Problem solved! My problem was that the input line was coming straight out of the AVR chip which was supposed to be setting the corresponding bit high or low. A watchdog timer interrupt that was supposed to drop the pin low never ran and the avr would reset each time making it look like it was going low during reset on the oscilloscope. I am assuming that it goes undefined and floats during reset for a brief amount of time. I believe this results in the input going from high to undefined (floating) so could not be compared to the reference input in this undefined state. The quick fix was a pull down resistor on the AVR pin. The better fix still to come is fixing the AVR code to run the interrupt on watchdog timeout.
Still puzzled by why c and d worked though. Alec_t' s point makes sense but how can a floating yield such a result?

Thanks

 

Glad you figured it out. Just curious, what is your pulse width? Why would you use a WDT to turn off a signal? Why not a normal timer? Seems strange - but this is certainly your project and you can do whatever you want as far as I'm concerned.

 

Glad you figured it out. Just curious, what is your pulse width? Why would you use a WDT to turn off a signal? Why not a normal timer? Seems strange - but this is certainly your project and you can do whatever you want as far as I'm concerned.

WDT because I was executing some power save / sleep functions and needed a wake by WDT so it was convenient to build some of the ON/OFF signals into the WDT interrupt. Plus 2 of the timers were already busy doing some crucial input captures so did not want to interfere with that process. The Atmega328 which is the microcontroller I am using has a 3rd timer that I could consider but was hoping for a more compact code.
Thanks

 

WDT because I was executing some power save / sleep functions and needed a wake by WDT so it was convenient to build some of the ON/OFF signals into the WDT interrupt. Plus 2 of the timers were already busy doing some crucial input captures so did not want to interfere with that process. The Atmega328 which is the microcontroller I am using has a 3rd timer that I could consider but was hoping for a more compact code.
Thanks

How is the WDT reinitialize the entire device more compact than servicing an interrupt to change the state of an I/O output?
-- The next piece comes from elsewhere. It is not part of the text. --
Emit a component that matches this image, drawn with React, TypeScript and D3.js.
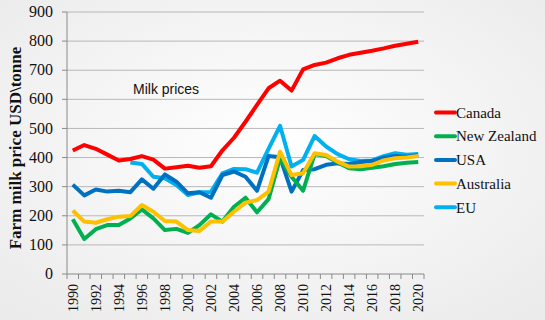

If you have the code space - use it. You certainly have a 3rd timer. Using WDT to clear a GPIO signal is very poor technique.*

*Again - it's your project do whatever you want.

 

How is the WDT reinitialize the entire device more compact than servicing an interrupt to change the state of an I/O output? If you have the code space - use it. You certainly have a 3rd timer. Using WDT to clear a GPIO signal is very poor technique.*

*Again - it's your project do whatever you want.

tindel,
WDT is useful to wake sleeping devices and to force system reset in case of program hangs / bugs. It's always a good practice to use them for robust applications. The interrupt routine was not supposed to reinitialize the device, that was an oversight on my part. May use the 3rd timer if needed. Thanks for your input.